A note was found posted on a broken refrigerator: “Thanks for coming all this way. Please be careful. This is an old house. There is drinking water in the icebox outside. Lock the doors when you leave. If you need to visit the restroom, use the one at the nearby gas station.”
There were dirty blankets, a broken mirror, a ripped sofa and a clock that strangely did not stop ― neither did a fan, which slowly kept rotating.
“This place symbolizes a space where social functions and time have stopped,” said Kim Hyun-jin, Ms. Yang’s friend and collaborator in the project.
Ms. Kim explained that the house seemed huge and was a great comfort to her artist friend, but as time passed, the house became no more than a puny shack. Through this house, Ms. Kim said, Ms. Yang wanted to show how a person’s memory could change over time.

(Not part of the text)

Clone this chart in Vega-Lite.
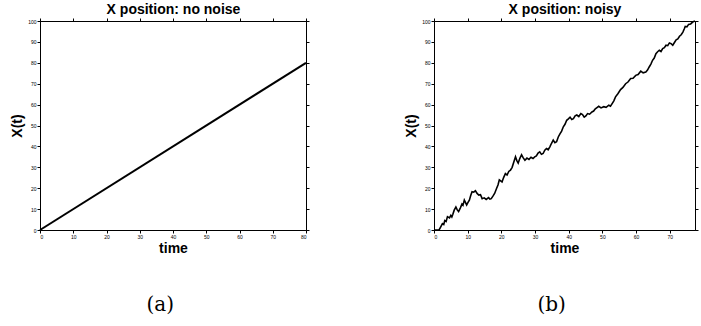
{
  "$schema": "https://vega.github.io/schema/vega-lite/v6.json",
  "background": "white",
  "padding": {"left": 10, "top": 2, "right": 1, "bottom": 5},
  "config": {
    "font": "Liberation Sans",
    "view": {"stroke": "black", "strokeWidth": 1},
    "axis": {"grid": false, "domainColor": "black", "tickColor": "black", "labelColor": "black", "titleColor": "black", "labelFontSize": 5, "tickSize": 3, "labelPadding": 1, "titleFont": "Liberation Sans", "titleFontWeight": "bold", "titleFontSize": 14},
    "title": {"font": "DejaVu Serif", "fontSize": 20, "fontWeight": "normal", "orient": "bottom", "offset": 40, "color": "black", "frame": "bounds"},
    "concat": {"spacing": 93}
  },
  "datasets": {
    "a": [{"t": 0, "x": 0}, {"t": 80, "x": 80}],
    "b": [
      {"t": 0, "x": 0}, {"t": 1.5, "x": 0}, {"t": 2, "x": 1.5}, {"t": 2.5, "x": 3}, {"t": 2.9, "x": 2.6}, {"t": 3.2, "x": 4.5}, {"t": 3.6, "x": 4.1}, {"t": 4, "x": 6.4}, {"t": 4.6, "x": 5.8}, {"t": 5, "x": 7}, {"t": 5.3, "x": 6.2}, {"t": 5.6, "x": 7.5},
      {"t": 6, "x": 9.5}, {"t": 6.5, "x": 11}, {"t": 6.9, "x": 9.6}, {"t": 7.3, "x": 8.8}, {"t": 7.8, "x": 10.5}, {"t": 8.3, "x": 12.4}, {"t": 8.6, "x": 11.8}, {"t": 9, "x": 14.3}, {"t": 9.7, "x": 12},
      {"t": 10.1, "x": 13.2}, {"t": 10.5, "x": 14.3}, {"t": 10.9, "x": 16.5}, {"t": 11.3, "x": 18.3}, {"t": 11.8, "x": 18.1}, {"t": 12.3, "x": 18.8}, {"t": 12.8, "x": 17.5}, {"t": 13.3, "x": 16.7}, {"t": 13.8, "x": 16.9}, {"t": 14.3, "x": 15},
      {"t": 14.9, "x": 15.4}, {"t": 15.5, "x": 14.6}, {"t": 16.2, "x": 15.5}, {"t": 16.6, "x": 14.8}, {"t": 17, "x": 15}, {"t": 17.5, "x": 16.2}, {"t": 18, "x": 17.5}, {"t": 18.6, "x": 20}, {"t": 19, "x": 21.5}, {"t": 19.4, "x": 24},
      {"t": 20.2, "x": 23}, {"t": 20.7, "x": 25.2}, {"t": 21.2, "x": 27}, {"t": 21.7, "x": 26.3}, {"t": 22.2, "x": 28}, {"t": 22.7, "x": 28.6}, {"t": 23.2, "x": 30}, {"t": 23.7, "x": 32.5}, {"t": 24.2, "x": 35},
      {"t": 24.6, "x": 33.2}, {"t": 25, "x": 32}, {"t": 25.5, "x": 34.3}, {"t": 26, "x": 36}, {"t": 26.5, "x": 34.5}, {"t": 27, "x": 33.4}, {"t": 27.6, "x": 34.4}, {"t": 28.2, "x": 33.8}, {"t": 28.8, "x": 34.8}, {"t": 29.4, "x": 34.2},
      {"t": 29.9, "x": 35}, {"t": 30.4, "x": 35.4}, {"t": 30.9, "x": 36.8}, {"t": 31.4, "x": 37.4}, {"t": 31.9, "x": 36.2}, {"t": 32.4, "x": 36.6}, {"t": 32.9, "x": 38.2}, {"t": 33.4, "x": 39}, {"t": 33.9, "x": 38.4}, {"t": 34.4, "x": 39.8},
      {"t": 34.9, "x": 41.5}, {"t": 35.4, "x": 43}, {"t": 35.9, "x": 41.8}, {"t": 36.4, "x": 42.2}, {"t": 36.9, "x": 44.5}, {"t": 37.4, "x": 46}, {"t": 37.9, "x": 47.3}, {"t": 38.4, "x": 49.4}, {"t": 38.9, "x": 50.6}, {"t": 39.4, "x": 52.5},
      {"t": 39.9, "x": 53.2}, {"t": 40.4, "x": 54}, {"t": 40.9, "x": 52.9}, {"t": 41.4, "x": 53.3}, {"t": 41.9, "x": 54.6}, {"t": 42.4, "x": 55}, {"t": 43, "x": 54.3}, {"t": 43.6, "x": 55.7}, {"t": 44.1, "x": 55.2}, {"t": 44.6, "x": 54},
      {"t": 45.1, "x": 54.6}, {"t": 45.6, "x": 55.7}, {"t": 46.2, "x": 55.4}, {"t": 46.9, "x": 56.5}, {"t": 47.4, "x": 56.9}, {"t": 47.9, "x": 58}, {"t": 48.4, "x": 58.6}, {"t": 48.9, "x": 59.2}, {"t": 49.6, "x": 58.4}, {"t": 50.4, "x": 59},
      {"t": 51.1, "x": 58.7}, {"t": 51.9, "x": 59.7}, {"t": 52.4, "x": 59.2}, {"t": 52.9, "x": 60.5}, {"t": 53.4, "x": 61.8}, {"t": 53.9, "x": 63.7}, {"t": 54.6, "x": 65.2}, {"t": 55.4, "x": 67.2}, {"t": 56.1, "x": 68.2}, {"t": 56.9, "x": 70},
      {"t": 57.6, "x": 70.8}, {"t": 58.4, "x": 72.5}, {"t": 59.1, "x": 72.6}, {"t": 59.9, "x": 74}, {"t": 60.6, "x": 74.4}, {"t": 61.4, "x": 76}, {"t": 62.1, "x": 75.2}, {"t": 62.9, "x": 75.6}, {"t": 63.4, "x": 76.5}, {"t": 63.9, "x": 78},
      {"t": 64.4, "x": 79.4}, {"t": 64.9, "x": 81.2}, {"t": 65.4, "x": 82.3}, {"t": 65.9, "x": 84.4}, {"t": 66.4, "x": 85.3}, {"t": 66.9, "x": 86}, {"t": 67.4, "x": 85.4}, {"t": 67.9, "x": 86.8}, {"t": 68.4, "x": 87.2}, {"t": 68.9, "x": 88.4},
      {"t": 69.4, "x": 88.2}, {"t": 69.9, "x": 89.5}, {"t": 70.4, "x": 89.2}, {"t": 70.9, "x": 88.4}, {"t": 71.4, "x": 89.7}, {"t": 71.9, "x": 91}, {"t": 72.4, "x": 91.4}, {"t": 72.9, "x": 92.7}, {"t": 73.4, "x": 93.4}, {"t": 73.9, "x": 94.7},
      {"t": 74.3, "x": 96.2}, {"t": 74.6, "x": 97.4}, {"t": 75.1, "x": 97.2}, {"t": 75.6, "x": 98.4}, {"t": 76.2, "x": 98.6}, {"t": 76.8, "x": 99.5}, {"t": 77.5, "x": 100}
    ]
  },
  "hconcat": [
    {
      "width": 266, "height": 209,
      "title": {"text": "(a)"},
      "data": {"name": "a"},
      "layer": [
        {
          "mark": {"type": "line", "color": "black", "strokeWidth": 2},
          "encoding": {
            "x": {"field": "t", "type": "quantitative", "scale": {"domain": [0, 80], "nice": false}, "axis": {"title": "time", "values": [0, 10, 20, 30, 40, 50, 60, 70, 80], "titlePadding": 2}},
            "y": {"field": "x", "type": "quantitative", "scale": {"domain": [0, 100], "nice": false}, "axis": {"title": "X(t)", "values": [0, 10, 20, 30, 40, 50, 60, 70, 80, 90, 100], "titlePadding": 3}}
          }
        },
        {
          "mark": {"type": "point", "opacity": 0},
          "encoding": {
            "x": {"field": "t", "type": "quantitative", "scale": {"domain": [0, 80], "nice": false}, "axis": {"orient": "top", "labels": false, "title": "X position: no noise", "values": [0, 10, 20, 30, 40, 50, 60, 70, 80], "titlePadding": 1}},
            "y": {"field": "x", "type": "quantitative", "scale": {"domain": [0, 100], "nice": false}, "axis": {"orient": "right", "labels": false, "title": null, "values": [0, 10, 20, 30, 40, 50, 60, 70, 80, 90, 100]}}
          }
        }
      ],
      "resolve": {"axis": {"x": "independent", "y": "independent"}}
    },
    {
      "width": 261, "height": 209,
      "title": {"text": "(b)"},
      "data": {"name": "b"},
      "layer": [
        {
          "mark": {"type": "line", "color": "black", "strokeWidth": 1.6},
          "encoding": {
            "x": {"field": "t", "type": "quantitative", "scale": {"domain": [0, 77.5], "nice": false}, "axis": {"title": "time", "values": [0, 10, 20, 30, 40, 50, 60, 70], "titlePadding": 2}},
            "y": {"field": "x", "type": "quantitative", "scale": {"domain": [0, 100], "nice": false}, "axis": {"title": "X(t)", "values": [0, 10, 20, 30, 40, 50, 60, 70, 80, 90, 100], "titlePadding": 3}}
          }
        },
        {
          "mark": {"type": "point", "opacity": 0},
          "encoding": {
            "x": {"field": "t", "type": "quantitative", "scale": {"domain": [0, 77.5], "nice": false}, "axis": {"orient": "top", "labels": false, "title": "X position: noisy", "values": [0, 10, 20, 30, 40, 50, 60, 70], "titlePadding": 1}},
            "y": {"field": "x", "type": "quantitative", "scale": {"domain": [0, 100], "nice": false}, "axis": {"orient": "right", "labels": false, "title": null, "values": [0, 10, 20, 30, 40, 50, 60, 70, 80, 90, 100]}}
          }
        }
      ],
      "resolve": {"axis": {"x": "independent", "y": "independent"}}
    }
  ]
}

This is Ms. Yang’s first exhibition in Korea. She is currently studying in Europe. The numbers to the lock are hardly a secret, but she plans to keep the house only until Oct. 8.

by Lee Min-a

To find your way to “Sa-dong 30,” get off at Dongincheon station on the far west end of subway line No. 1. Then, take either bus No. 3 or 23 at the bus stop across the street from the subway station. Get off in front of Incheon Commercial Girl’s High School and walk into the alley running across the left side of the the school. The old house sits behind a small office building called “Harbor,” addressed “30-53.”
When you see the blue gate, you know you’ve found the right place. The number to open the lock is 13579. Let yourself in, but make sure you lock up the house after your leave, so the next visitor has to go through the same ritual.